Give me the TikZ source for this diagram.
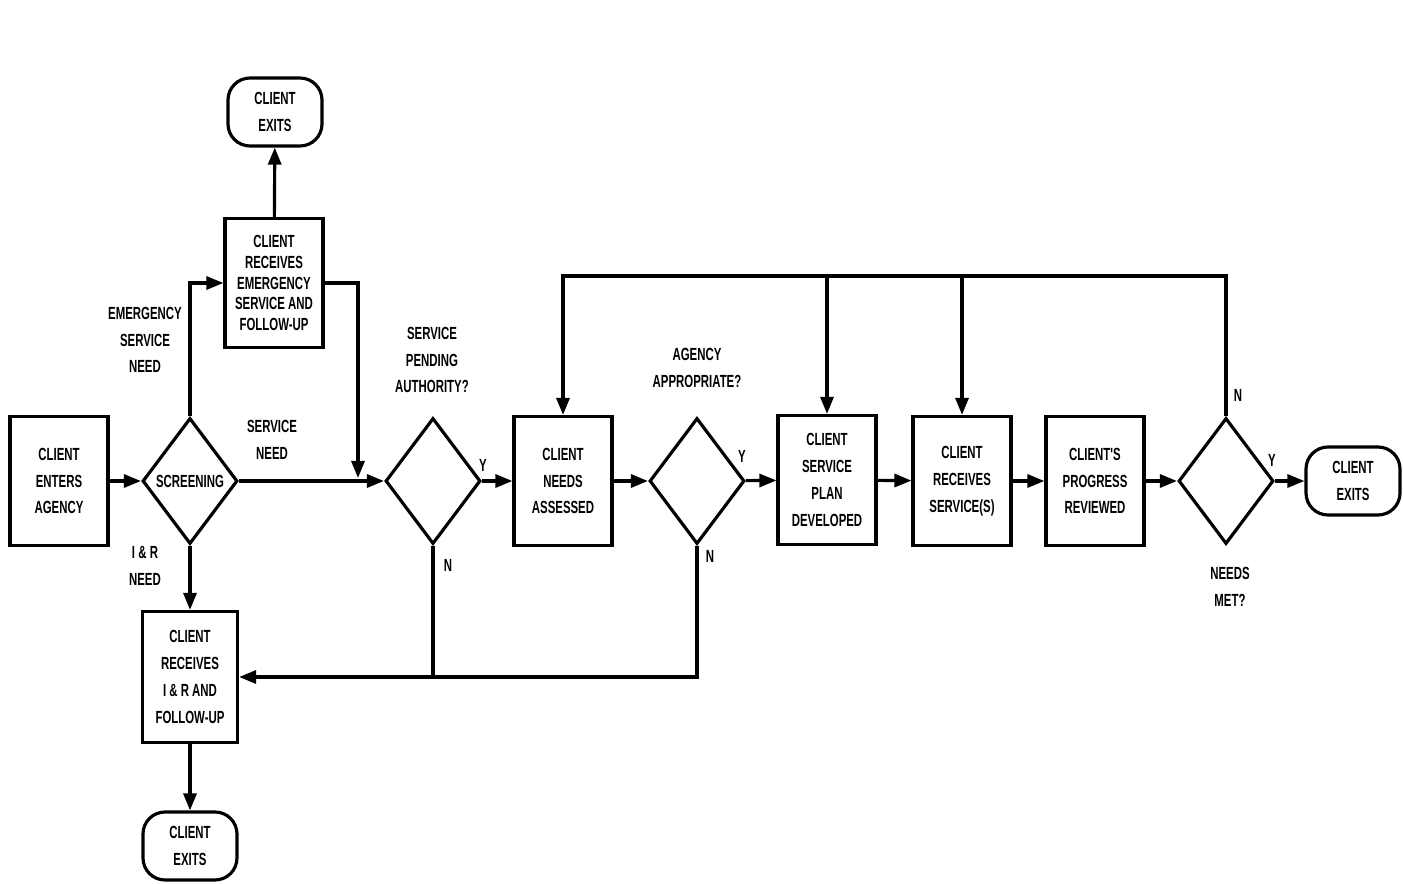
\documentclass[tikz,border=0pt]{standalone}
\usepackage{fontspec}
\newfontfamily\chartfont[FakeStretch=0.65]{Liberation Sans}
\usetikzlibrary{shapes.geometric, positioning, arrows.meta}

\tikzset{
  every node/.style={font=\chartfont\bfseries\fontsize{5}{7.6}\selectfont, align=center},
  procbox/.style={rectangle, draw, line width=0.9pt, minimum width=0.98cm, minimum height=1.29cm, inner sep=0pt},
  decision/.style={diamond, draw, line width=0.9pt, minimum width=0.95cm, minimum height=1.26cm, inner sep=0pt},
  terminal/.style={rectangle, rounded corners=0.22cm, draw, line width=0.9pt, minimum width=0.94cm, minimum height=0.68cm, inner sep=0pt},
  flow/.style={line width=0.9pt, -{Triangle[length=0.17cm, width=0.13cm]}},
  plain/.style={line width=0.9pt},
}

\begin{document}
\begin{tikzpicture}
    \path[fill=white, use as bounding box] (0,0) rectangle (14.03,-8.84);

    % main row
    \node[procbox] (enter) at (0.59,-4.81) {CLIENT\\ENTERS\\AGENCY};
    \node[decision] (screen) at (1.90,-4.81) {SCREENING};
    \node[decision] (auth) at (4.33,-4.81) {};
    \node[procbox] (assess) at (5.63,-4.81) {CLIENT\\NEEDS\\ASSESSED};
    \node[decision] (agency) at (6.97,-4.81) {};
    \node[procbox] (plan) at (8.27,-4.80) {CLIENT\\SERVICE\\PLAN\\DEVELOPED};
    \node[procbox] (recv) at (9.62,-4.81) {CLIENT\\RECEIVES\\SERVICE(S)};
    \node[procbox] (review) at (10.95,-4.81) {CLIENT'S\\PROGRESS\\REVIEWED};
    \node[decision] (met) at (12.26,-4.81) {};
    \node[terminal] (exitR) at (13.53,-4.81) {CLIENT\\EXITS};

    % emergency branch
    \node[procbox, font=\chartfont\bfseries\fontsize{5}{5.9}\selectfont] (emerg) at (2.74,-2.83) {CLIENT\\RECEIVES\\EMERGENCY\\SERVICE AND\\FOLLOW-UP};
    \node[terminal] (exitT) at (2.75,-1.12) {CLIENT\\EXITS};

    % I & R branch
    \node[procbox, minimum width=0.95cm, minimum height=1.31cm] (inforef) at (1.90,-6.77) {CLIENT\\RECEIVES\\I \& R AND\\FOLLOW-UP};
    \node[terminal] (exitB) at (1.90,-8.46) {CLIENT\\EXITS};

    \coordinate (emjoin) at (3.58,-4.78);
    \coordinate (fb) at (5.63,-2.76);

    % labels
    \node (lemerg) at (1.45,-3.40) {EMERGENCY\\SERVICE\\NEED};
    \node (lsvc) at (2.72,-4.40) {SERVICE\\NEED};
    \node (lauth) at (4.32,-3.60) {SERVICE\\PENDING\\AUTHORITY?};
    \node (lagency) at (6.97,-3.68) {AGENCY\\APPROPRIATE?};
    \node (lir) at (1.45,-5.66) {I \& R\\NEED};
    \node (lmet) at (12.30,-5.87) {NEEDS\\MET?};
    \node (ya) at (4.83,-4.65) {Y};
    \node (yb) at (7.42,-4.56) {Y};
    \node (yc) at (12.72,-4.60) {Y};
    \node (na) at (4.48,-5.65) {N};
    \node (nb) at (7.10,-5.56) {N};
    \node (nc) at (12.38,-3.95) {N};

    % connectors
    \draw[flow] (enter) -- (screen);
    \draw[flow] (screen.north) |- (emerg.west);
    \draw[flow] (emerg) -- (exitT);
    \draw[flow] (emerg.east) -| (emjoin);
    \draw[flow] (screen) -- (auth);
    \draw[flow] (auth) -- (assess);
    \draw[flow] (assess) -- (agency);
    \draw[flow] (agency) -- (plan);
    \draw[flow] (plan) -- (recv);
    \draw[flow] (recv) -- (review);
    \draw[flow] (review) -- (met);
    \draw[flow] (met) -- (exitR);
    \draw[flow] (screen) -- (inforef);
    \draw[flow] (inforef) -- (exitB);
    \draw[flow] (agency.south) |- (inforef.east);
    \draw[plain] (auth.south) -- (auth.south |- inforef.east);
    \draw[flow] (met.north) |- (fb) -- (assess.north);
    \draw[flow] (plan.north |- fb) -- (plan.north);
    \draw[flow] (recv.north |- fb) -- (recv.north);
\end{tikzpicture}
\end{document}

To do
Every line is to be duplicated exactly, though pictures stay out.

Result for this exercise
Give me the TikZ source for this diagram.
\documentclass[tikz,border=0pt]{standalone}
\usepackage{fontspec}
\newfontfamily\chartfont[FakeStretch=0.65]{Liberation Sans}
\usetikzlibrary{shapes.geometric, positioning, arrows.meta}

\tikzset{
  every node/.style={font=\chartfont\bfseries\fontsize{5}{7.6}\selectfont, align=center},
  procbox/.style={rectangle, draw, line width=0.9pt, minimum width=0.98cm, minimum height=1.29cm, inner sep=0pt},
  decision/.style={diamond, draw, line width=0.9pt, minimum width=0.95cm, minimum height=1.26cm, inner sep=0pt},
  terminal/.style={rectangle, rounded corners=0.22cm, draw, line width=0.9pt, minimum width=0.94cm, minimum height=0.68cm, inner sep=0pt},
  flow/.style={line width=0.9pt, -{Triangle[length=0.17cm, width=0.13cm]}},
  plain/.style={line width=0.9pt},
}

\begin{document}
\begin{tikzpicture}
    \path[fill=white, use as bounding box] (0,0) rectangle (14.03,-8.84);

    % main row
    \node[procbox] (enter) at (0.59,-4.81) {CLIENT\\ENTERS\\AGENCY};
    \node[decision] (screen) at (1.90,-4.81) {SCREENING};
    \node[decision] (auth) at (4.33,-4.81) {};
    \node[procbox] (assess) at (5.63,-4.81) {CLIENT\\NEEDS\\ASSESSED};
    \node[decision] (agency) at (6.97,-4.81) {};
    \node[procbox] (plan) at (8.27,-4.80) {CLIENT\\SERVICE\\PLAN\\DEVELOPED};
    \node[procbox] (recv) at (9.62,-4.81) {CLIENT\\RECEIVES\\SERVICE(S)};
    \node[procbox] (review) at (10.95,-4.81) {CLIENT'S\\PROGRESS\\REVIEWED};
    \node[decision] (met) at (12.26,-4.81) {};
    \node[terminal] (exitR) at (13.53,-4.81) {CLIENT\\EXITS};

    % emergency branch
    \node[procbox, font=\chartfont\bfseries\fontsize{5}{5.9}\selectfont] (emerg) at (2.74,-2.83) {CLIENT\\RECEIVES\\EMERGENCY\\SERVICE AND\\FOLLOW-UP};
    \node[terminal] (exitT) at (2.75,-1.12) {CLIENT\\EXITS};

    % I & R branch
    \node[procbox, minimum width=0.95cm, minimum height=1.31cm] (inforef) at (1.90,-6.77) {CLIENT\\RECEIVES\\I \& R AND\\FOLLOW-UP};
    \node[terminal] (exitB) at (1.90,-8.46) {CLIENT\\EXITS};

    \coordinate (emjoin) at (3.58,-4.78);
    \coordinate (fb) at (5.63,-2.76);

    % labels
    \node (lemerg) at (1.45,-3.40) {EMERGENCY\\SERVICE\\NEED};
    \node (lsvc) at (2.72,-4.40) {SERVICE\\NEED};
    \node (lauth) at (4.32,-3.60) {SERVICE\\PENDING\\AUTHORITY?};
    \node (lagency) at (6.97,-3.68) {AGENCY\\APPROPRIATE?};
    \node (lir) at (1.45,-5.66) {I \& R\\NEED};
    \node (lmet) at (12.30,-5.87) {NEEDS\\MET?};
    \node (ya) at (4.83,-4.65) {Y};
    \node (yb) at (7.42,-4.56) {Y};
    \node (yc) at (12.72,-4.60) {Y};
    \node (na) at (4.48,-5.65) {N};
    \node (nb) at (7.10,-5.56) {N};
    \node (nc) at (12.38,-3.95) {N};

    % connectors
    \draw[flow] (enter) -- (screen);
    \draw[flow] (screen.north) |- (emerg.west);
    \draw[flow] (emerg) -- (exitT);
    \draw[flow] (emerg.east) -| (emjoin);
    \draw[flow] (screen) -- (auth);
    \draw[flow] (auth) -- (assess);
    \draw[flow] (assess) -- (agency);
    \draw[flow] (agency) -- (plan);
    \draw[flow] (plan) -- (recv);
    \draw[flow] (recv) -- (review);
    \draw[flow] (review) -- (met);
    \draw[flow] (met) -- (exitR);
    \draw[flow] (screen) -- (inforef);
    \draw[flow] (inforef) -- (exitB);
    \draw[flow] (agency.south) |- (inforef.east);
    \draw[plain] (auth.south) -- (auth.south |- inforef.east);
    \draw[flow] (met.north) |- (fb) -- (assess.north);
    \draw[flow] (plan.north |- fb) -- (plan.north);
    \draw[flow] (recv.north |- fb) -- (recv.north);
\end{tikzpicture}
\end{document}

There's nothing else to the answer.